Your grade in DIG 215 corresponds to your success in meeting the course’s five learning objectives. Individual assignments are evaluated on a pass or fail basis. This style of grading is called specifications grading, and you can read more about it on Inside Higher Ed. Certain elements of this method were also inspired by Professor Jason Mittell’s implementation of specifications grading at Middlebury College and conversations with Professor Churchill here at Davidson.
In general, the more learning objectives you meet, the higher your grade.
All students who pass DIG 215 (indicated with a C grade) will be able to:
- Apply specific discursive and theoretical concepts to the analysis of representations of death in 21st century popular culture
- Describe significant cultural shifts in the relationship between death and technology over the past 100 years
All students who achieve a higher degree of mastery (indicated by a B grade) will be able to achieve all of the above plus:
- Create original multimodal work that communicates informed theoretical and speculative perspectives on some aspect of death and technology
- Engage in intellectually valuable discussions about culture and technology
All students who achieve the highest degree of mastery (indicated by an A grade) will be able to achieve all of the above plus:
- Analyze literary, cinematic, ludic, or theoretical perspectives of death, horror, and disaster in the 21st century with original insights, evidence-based reasoning, effective use of sources, and awareness of multiple perspectives and cultural contexts
Individual assignments for DIG 215 do not receive a letter grade. Instead, each assignment will either be considered Unsatisfactory or Satisfactory. That’s it. Your work either meets the stated specifications or it doesn’t. Don’t think of Satisfactory as merely passing the assignment (like a C grade); Satisfactory means you have succeeded in the assignment and demonstrated a firm understanding of the material and a solid execution of the project. Major projects have one level above Satisfactory, called Sophisticated. Sophisticated work demonstrates an excellent grasp of the material combined with originality and a superb sense of style and argument.
Of course, I do have to assign a final grade that represents the quantity and quality of your work. Final grades consist of “bundles” of your work for the class.
The C Bundle
Students who complete the following will pass the course with a C:
- Actively attend all course meetings, with up to 5 absences, per the attendance policy
- Complete at least 3 blog posts at a Satisfactory level
- Complete at least 3 projects at a Satisfactory level
Students who complete the following will pass the course with a B:
- Actively attend all course meetings, with up to 3 absences, per the attendance policy
- Complete at least 4 blog posts at a Satisfactory level
- Complete at least 2 projects at a Satisfactory level and 1 project at a Sophisticated level
Students who complete the following will pass the course with an A:
- Actively attend all course meetings, with up to two absences, per the attendance policy
- Complete at least 5 blog posts at a Satisfactory level
- Complete a 6th reflective blog post
- Complete all four projects, including at least two projects at the Sophisticated level and the remaining projects at the Satisfactory level
Pluses and minuses (A-, B+, etc.) will be used when your work falls in between bundles. For example, if you fall just short of the A Bundle specifications by missing a blog post, you’d receive an A-.

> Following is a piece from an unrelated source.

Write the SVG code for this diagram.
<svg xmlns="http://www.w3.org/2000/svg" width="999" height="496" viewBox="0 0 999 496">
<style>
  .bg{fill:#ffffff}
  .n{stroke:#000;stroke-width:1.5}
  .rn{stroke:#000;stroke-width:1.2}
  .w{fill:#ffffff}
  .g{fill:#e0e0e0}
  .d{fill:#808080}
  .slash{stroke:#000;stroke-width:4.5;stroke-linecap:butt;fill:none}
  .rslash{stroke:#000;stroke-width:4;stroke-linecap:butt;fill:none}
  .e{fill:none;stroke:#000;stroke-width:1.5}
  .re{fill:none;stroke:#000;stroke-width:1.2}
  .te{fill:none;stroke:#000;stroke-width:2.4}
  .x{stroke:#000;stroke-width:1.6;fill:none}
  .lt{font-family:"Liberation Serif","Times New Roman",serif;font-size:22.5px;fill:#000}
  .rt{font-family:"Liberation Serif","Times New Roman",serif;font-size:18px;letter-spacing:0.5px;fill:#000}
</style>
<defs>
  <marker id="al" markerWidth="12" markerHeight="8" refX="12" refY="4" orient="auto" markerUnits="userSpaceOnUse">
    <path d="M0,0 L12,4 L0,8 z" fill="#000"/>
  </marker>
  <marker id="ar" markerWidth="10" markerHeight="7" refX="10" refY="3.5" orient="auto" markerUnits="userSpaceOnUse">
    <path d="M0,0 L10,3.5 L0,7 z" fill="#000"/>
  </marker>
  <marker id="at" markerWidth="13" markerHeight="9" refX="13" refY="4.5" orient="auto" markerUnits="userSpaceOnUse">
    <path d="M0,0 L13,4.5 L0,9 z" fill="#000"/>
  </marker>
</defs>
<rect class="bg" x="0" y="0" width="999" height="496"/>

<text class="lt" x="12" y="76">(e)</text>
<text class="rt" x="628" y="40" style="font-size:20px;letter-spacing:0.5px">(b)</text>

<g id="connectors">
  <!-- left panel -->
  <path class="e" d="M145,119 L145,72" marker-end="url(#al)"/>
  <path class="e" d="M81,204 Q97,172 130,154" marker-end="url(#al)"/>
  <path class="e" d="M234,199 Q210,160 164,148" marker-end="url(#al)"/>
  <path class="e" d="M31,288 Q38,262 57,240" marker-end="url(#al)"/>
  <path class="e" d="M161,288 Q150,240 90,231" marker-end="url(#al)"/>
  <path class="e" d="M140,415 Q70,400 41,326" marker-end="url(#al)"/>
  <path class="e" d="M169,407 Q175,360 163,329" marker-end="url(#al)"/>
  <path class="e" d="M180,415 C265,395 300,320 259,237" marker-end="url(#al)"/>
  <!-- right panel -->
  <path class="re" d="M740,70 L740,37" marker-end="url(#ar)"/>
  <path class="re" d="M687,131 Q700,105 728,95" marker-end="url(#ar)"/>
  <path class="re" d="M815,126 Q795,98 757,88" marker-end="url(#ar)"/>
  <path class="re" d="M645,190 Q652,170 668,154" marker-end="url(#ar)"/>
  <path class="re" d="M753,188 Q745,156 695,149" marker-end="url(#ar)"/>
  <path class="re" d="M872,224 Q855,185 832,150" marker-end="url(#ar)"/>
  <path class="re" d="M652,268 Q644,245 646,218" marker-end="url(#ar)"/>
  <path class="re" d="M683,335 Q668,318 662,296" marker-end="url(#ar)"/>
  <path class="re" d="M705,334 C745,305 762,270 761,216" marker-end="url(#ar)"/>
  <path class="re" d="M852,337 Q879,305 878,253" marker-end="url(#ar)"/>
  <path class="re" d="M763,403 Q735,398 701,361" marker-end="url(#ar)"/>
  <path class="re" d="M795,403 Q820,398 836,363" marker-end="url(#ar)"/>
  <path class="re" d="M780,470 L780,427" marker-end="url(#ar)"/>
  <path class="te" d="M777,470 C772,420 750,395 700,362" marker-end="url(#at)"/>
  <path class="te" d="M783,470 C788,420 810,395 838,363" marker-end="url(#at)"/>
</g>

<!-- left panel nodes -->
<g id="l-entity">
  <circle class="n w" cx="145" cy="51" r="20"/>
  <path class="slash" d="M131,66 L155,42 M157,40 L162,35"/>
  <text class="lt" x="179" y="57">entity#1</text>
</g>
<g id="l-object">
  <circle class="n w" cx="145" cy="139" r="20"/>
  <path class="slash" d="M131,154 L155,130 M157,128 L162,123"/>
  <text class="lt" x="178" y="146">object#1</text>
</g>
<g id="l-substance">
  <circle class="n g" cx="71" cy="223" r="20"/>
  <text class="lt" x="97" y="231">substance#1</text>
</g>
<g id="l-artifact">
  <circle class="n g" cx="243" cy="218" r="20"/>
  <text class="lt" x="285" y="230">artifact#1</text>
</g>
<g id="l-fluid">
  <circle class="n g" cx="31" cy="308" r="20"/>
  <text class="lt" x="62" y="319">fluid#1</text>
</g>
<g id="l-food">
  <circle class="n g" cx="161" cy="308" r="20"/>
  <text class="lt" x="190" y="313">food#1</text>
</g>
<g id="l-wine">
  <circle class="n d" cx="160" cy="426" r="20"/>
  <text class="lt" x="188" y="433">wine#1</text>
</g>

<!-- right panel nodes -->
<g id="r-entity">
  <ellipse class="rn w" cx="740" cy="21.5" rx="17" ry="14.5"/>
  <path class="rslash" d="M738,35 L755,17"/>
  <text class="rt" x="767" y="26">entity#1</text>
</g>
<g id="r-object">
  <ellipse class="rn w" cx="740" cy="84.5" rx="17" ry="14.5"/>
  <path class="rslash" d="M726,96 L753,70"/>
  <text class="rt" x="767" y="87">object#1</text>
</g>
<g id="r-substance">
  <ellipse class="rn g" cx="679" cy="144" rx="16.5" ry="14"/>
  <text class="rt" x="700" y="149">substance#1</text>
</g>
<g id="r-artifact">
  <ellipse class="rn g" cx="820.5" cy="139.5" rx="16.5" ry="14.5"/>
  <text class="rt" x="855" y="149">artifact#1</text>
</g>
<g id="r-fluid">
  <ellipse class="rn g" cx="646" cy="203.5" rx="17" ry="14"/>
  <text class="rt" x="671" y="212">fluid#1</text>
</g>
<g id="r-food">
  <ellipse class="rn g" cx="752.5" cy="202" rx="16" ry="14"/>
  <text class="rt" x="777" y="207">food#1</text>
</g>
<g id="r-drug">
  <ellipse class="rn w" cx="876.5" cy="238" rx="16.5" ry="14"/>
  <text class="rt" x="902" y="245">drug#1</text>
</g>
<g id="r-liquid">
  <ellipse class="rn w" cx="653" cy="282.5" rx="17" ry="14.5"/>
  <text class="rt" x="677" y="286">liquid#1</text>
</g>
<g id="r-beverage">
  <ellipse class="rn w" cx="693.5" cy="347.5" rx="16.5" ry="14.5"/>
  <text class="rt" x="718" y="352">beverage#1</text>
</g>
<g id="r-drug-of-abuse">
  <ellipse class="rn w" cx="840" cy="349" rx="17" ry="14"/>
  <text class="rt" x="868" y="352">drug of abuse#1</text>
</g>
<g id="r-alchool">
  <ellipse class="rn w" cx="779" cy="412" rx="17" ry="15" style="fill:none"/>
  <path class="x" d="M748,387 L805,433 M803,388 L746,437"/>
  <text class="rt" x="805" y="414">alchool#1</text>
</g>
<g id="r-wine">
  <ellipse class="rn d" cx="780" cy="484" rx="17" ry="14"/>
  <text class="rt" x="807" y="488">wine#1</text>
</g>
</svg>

Over the course of the semester you can earn up to 3 virtual tokens. Each token can be exchanged for one of the following:
- Strike an absence from your attendance record
- Hand in a project up to 72 hours late
- Count an uncompleted or Unsatisfactory blog post as Satisfactory
- Revise and resubmit an Unsatisfactory project in order to fulfill Satisfactory expectations (due 1 week after project is returned)
- Revise and resubmit a Satisfactory project in order to fulfill Sophisticated expectations (due 1 week after project is returned)
To earn a virtual token you must contribute what’s called a “Sightings” post to the class blog. A sighting post identifies some phenomenon related to our class material “in the wild”—online elsewhere, in the news or media, in pop culture, or offline. The sighting post then explicitly connects the phenomenon to theories and perspectives we’ve encountered in class.
To count as a token, each sighting post must meet the following criteria:
- Include a descriptive title and posted under the “Sightings” category
- At least 300 words in length
- Include at least one illustrative piece of media (an image, a GIF, an embedded video, audio, etc.). Illustrative means that the media is directly related to the phenomenon you’ve sighted. The media must be fully sourced.
- Connect the sighting to the class material, using the appropriate terminology and concepts.
- Written in a clear manner, less formal than a conventional paper but still serious and rooted in evidentiary-based reasoning
- Contain no more than 3 grammatical or spelling errors
- Practice standard procedures for writing online, including hotlinking text (instead of dropping in unlinked URLs in the body of your post), embedding videos properly, etc.